In this one quote, we see several ways that The Beatles were able to master their craft. They internalized the musical forms of their day, used great songs as a template for their own "terrible" songs, played their songs to an audience, and eliminated the songs that stunk!

There is no shame in playing an established game. Try playing some covers and then use the structure of those songs to craft your own. Live with the form for a while, and you'll be amazed at how quickly you start to think of clever ways to make that form sound fresh!

3. Set a Deadline or a Time Frame

There is a heated debate regarding whether or not deadlines kill creativity. I shake out on the side of deadlines in this debate. Yes, deadlines kill creativity----but when you're trying to take a song over the finish line, it's likely not beneficial to dream up new potential ideas. Remember: beware of brain crack. A deadline makes you commit to ideas and drive for results.

Jack White said a little about this in an interview:

"Deadlines and things make you creative, but opportunity and telling yourself, 'oh you got all the time in the world, all the money in the world, you got all the colors in the palette you want'...that just kills creativity."

Jack White

And if we recall, even Ira Glass recommended having a deadline:

"Put yourself on a deadline so that every week or every month you know you're going to finish one story."

Ira Glass

It's easy to believe that there is a *better* idea waiting around the corner if we give ourselves time, but Barry Schwartz has written an entire book about how that is usually just a fairy tale we tell ourselves. I've lived both strategies and always benefited from a deadline.

I have a songwriting friend named Paul. We work on projects together from time to time, and we get something done every time we get together. I learned how to work at this pace from him. Because of him, I don't view deadlines as my enemy. They're a helpful boundary that enables me to get to the essence of a song with more focus and clarity. The added benefit is that your songs will have a sense of urgency that they may have otherwise lacked.

Deadlines aren't the only way to limit your time frame. You can schedule your songwriting time and be strict about that. The funny thing about giving yourself a finite block of time is that once you're in flow, you'll inevitably want more. I encounter this in object writing exercises. The exercise period is 10 minutes long, and every time I start, it feels like I have to fill an eternity. I usually get frustrated by the end of the 10 minutes because I'm just getting on a roll! You'll astound yourself with how beneficial it can be to limit your songwriting sessions.

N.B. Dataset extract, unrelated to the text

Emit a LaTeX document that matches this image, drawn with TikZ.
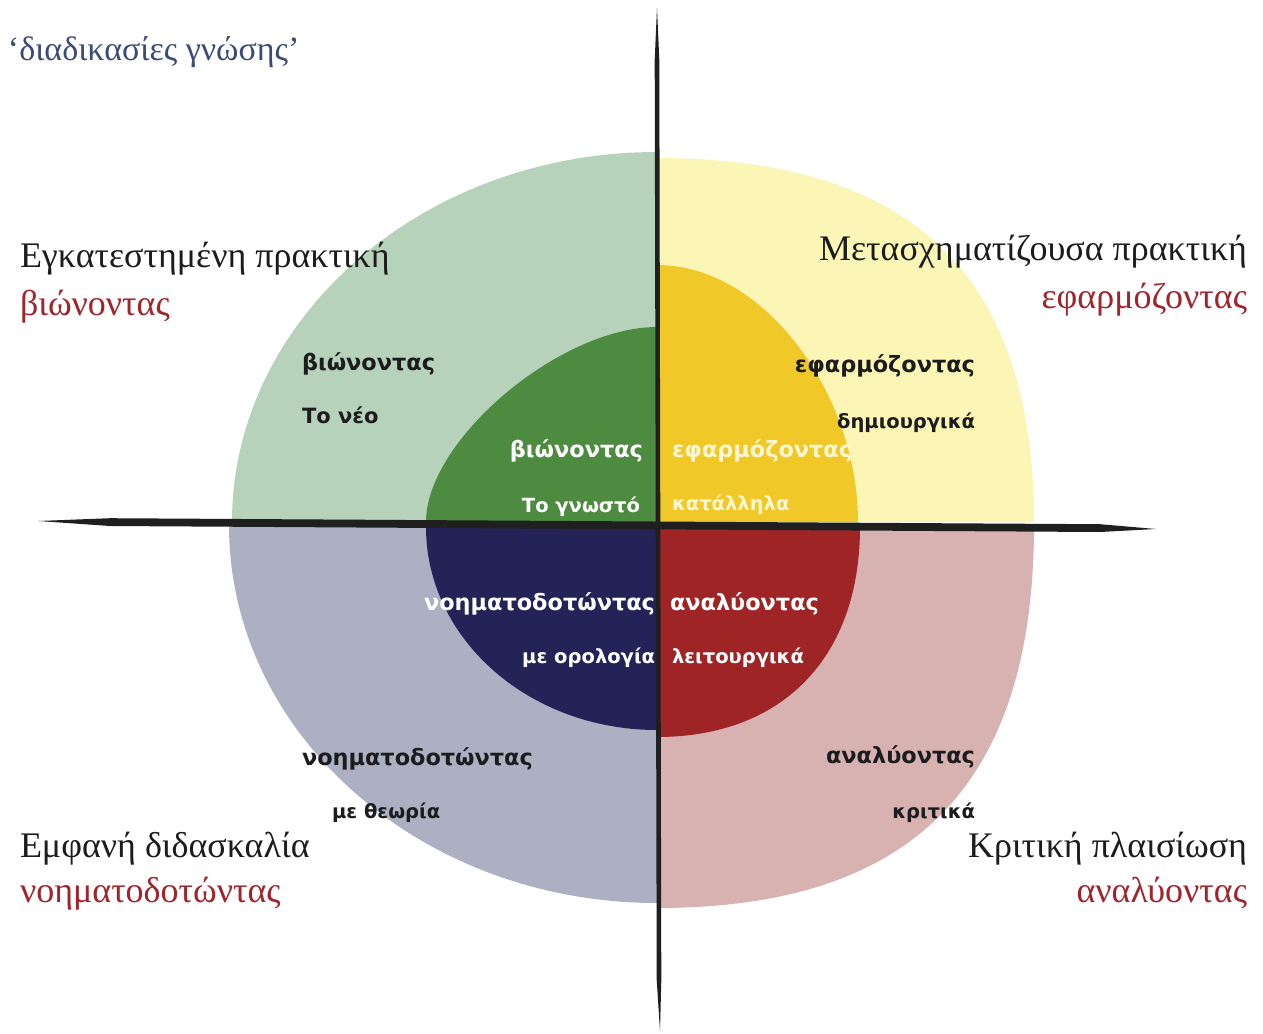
\documentclass[tikz,border=0pt]{standalone}
\usepackage{fontspec}
\setmainfont{Liberation Serif}
\newfontfamily\lblfont{DejaVu Sans}
\definecolor{lgreen}{RGB}{183,210,186}
\definecolor{lyellow}{RGB}{251,246,182}
\definecolor{lgrey}{RGB}{173,176,194}
\definecolor{lpink}{RGB}{216,178,177}
\definecolor{dgreen}{RGB}{77,139,64}
\definecolor{gold}{RGB}{240,200,40}
\definecolor{navy}{RGB}{36,35,88}
\definecolor{dred}{RGB}{158,36,38}
\definecolor{headred}{RGB}{160,36,44}
\definecolor{titleblue}{RGB}{60,74,120}
\definecolor{cream}{RGB}{253,246,210}
\definecolor{ink}{RGB}{28,28,30}
\begin{document}
\begin{tikzpicture}[x=1pt,y=-1pt,
  every node/.style={inner sep=0pt,outer sep=0pt},
  titletext/.style={text=titleblue,font=\fontsize{34}{38}\selectfont},
  headtext/.style={text=ink,font=\fontsize{36}{40}\selectfont},
  subred/.style={text=headred,font=\fontsize{36}{40}\selectfont},
  lblmain/.style={font=\lblfont\bfseries\fontsize{22.4}{26}\selectfont},
  lblsub/.style={font=\lblfont\bfseries\fontsize{19.5}{22}\selectfont},
  axis/.style={fill=black!88}]
\useasboundingbox (0,0) rectangle (1263,1033);
\fill[white] (0,0) rectangle (1263,1033);
% outer ring
\fill[lgreen] (232,522) .. controls (232,319) and (422,152) .. (657,152) -- (657,522) -- cycle;
\fill[lyellow] (657,158) .. controls (913,158) and (1034,276) .. (1034,522) -- (657,522) -- cycle;
\fill[lgrey] (229,525) .. controls (229,734) and (421,903) .. (657,903) -- (657,525) -- cycle;
\fill[lpink] (1034,525) .. controls (1034,785) and (913,908) .. (657,908) -- (657,525) -- cycle;
% inner core
\fill[dgreen] (426,522) .. controls (426,440) and (560,327) .. (657,327) -- (657,522) -- cycle;
\fill[gold] (858,522) .. controls (858,395) and (765,265) .. (657,265) -- (657,522) -- cycle;
\fill[navy] (426,527) .. controls (426,639) and (529,730) .. (657,730) -- (657,527) -- cycle;
\fill[dred] (860,527) .. controls (860,657) and (783,737) .. (657,737) -- (657,527) -- cycle;
% axes
\fill[axis] (38,521) -- (110,518.2) -- (1100,524.2) -- (1156,529) -- (1100,532) -- (110,526) -- cycle;
\fill[axis] (657,8) -- (659.3,60) -- (661.3,980) -- (660,1031) -- (656.7,980) -- (654.7,60) -- cycle;
% title
\node[titletext,anchor=base west] (title) at (8,61) {‘διαδικασίες γνώσης’};
% corner headings
\node[headtext,anchor=base west] (h1) at (20,267) {Εγκατεστημένη πρακτική};
\node[subred,anchor=base west] (s1) at (20,315) {βιώνοντας};
\node[headtext,anchor=base east] (h2) at (1247,260) {Μετασχηματίζουσα πρακτική};
\node[subred,anchor=base east] (s2) at (1247,308) {εφαρμόζοντας};
\node[headtext,anchor=base west] (h3) at (20,857) {Εμφανή διδασκαλία};
\node[subred,anchor=base west] (s3) at (20,902) {νοηματοδοτώντας};
\node[headtext,anchor=base east] (h4) at (1247,857) {Κριτική πλαισίωση};
\node[subred,anchor=base east] (s4) at (1247,902) {αναλύοντας};
% outer ring labels
\node[lblmain,text=ink,anchor=base west] (o1a) at (302,370) {βιώνοντας};
\node[lblsub,text=ink,anchor=base west,font=\lblfont\bfseries\fontsize{21}{24}\selectfont] (o1b) at (302,423) {Το νέο};
\node[lblmain,text=ink,anchor=base east] (o2a) at (975,372) {εφαρμόζοντας};
\node[lblsub,text=ink,anchor=base east] (o2b) at (975,428) {δημιουργικά};
\node[lblmain,text=ink,anchor=base west] (o3a) at (302,765) {νοηματοδοτώντας};
\node[lblsub,text=ink,anchor=base west] (o3b) at (332,818) {με θεωρία};
\node[lblmain,text=ink,anchor=base east] (o4a) at (975,763) {αναλύοντας};
\node[lblsub,text=ink,anchor=base east] (o4b) at (975,818) {κριτικά};
% inner core labels
\node[lblmain,text=white,anchor=base east] (i1a) at (643,457) {βιώνοντας};
\node[lblsub,text=white,anchor=base east] (i1b) at (640,512) {Το γνωστό};
\node[lblmain,text=cream,anchor=base west] (i2a) at (672,457) {εφαρμόζοντας};
\node[lblsub,text=cream,anchor=base west] (i2b) at (672,510) {κατάλληλα};
\node[lblmain,text=white,anchor=base east] (i3a) at (655,610) {νοηματοδοτώντας};
\node[lblsub,text=white,anchor=base east] (i3b) at (655,663) {με ορολογία};
\node[lblmain,text=white,anchor=base west] (i4a) at (670,610) {αναλύοντας};
\node[lblsub,text=white,anchor=base west] (i4b) at (672,663) {λειτουργικά};
\end{tikzpicture}
\end{document}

Parameters are your friend. Things need boundaries to be distinct. It's easy to feel constrained or hemmed in by rules or limits, but artists who complain about these things are the least productive and have the least to show for themselves by the end of their careers. Usually, the best of the best have mastered a game and can transcend the rules of that game to arrive at something novel. Bach may be the ultimate example of this. He is the best composer of fugues the world has ever known. It doesn't mean that he only ever followed the rigid rules of polyphony; there are plenty of examples of when he didn't. But you can bet the man could write something to the letter at the drop of a hat when he needed to. Interestingly enough, Bach never reported having writer's block.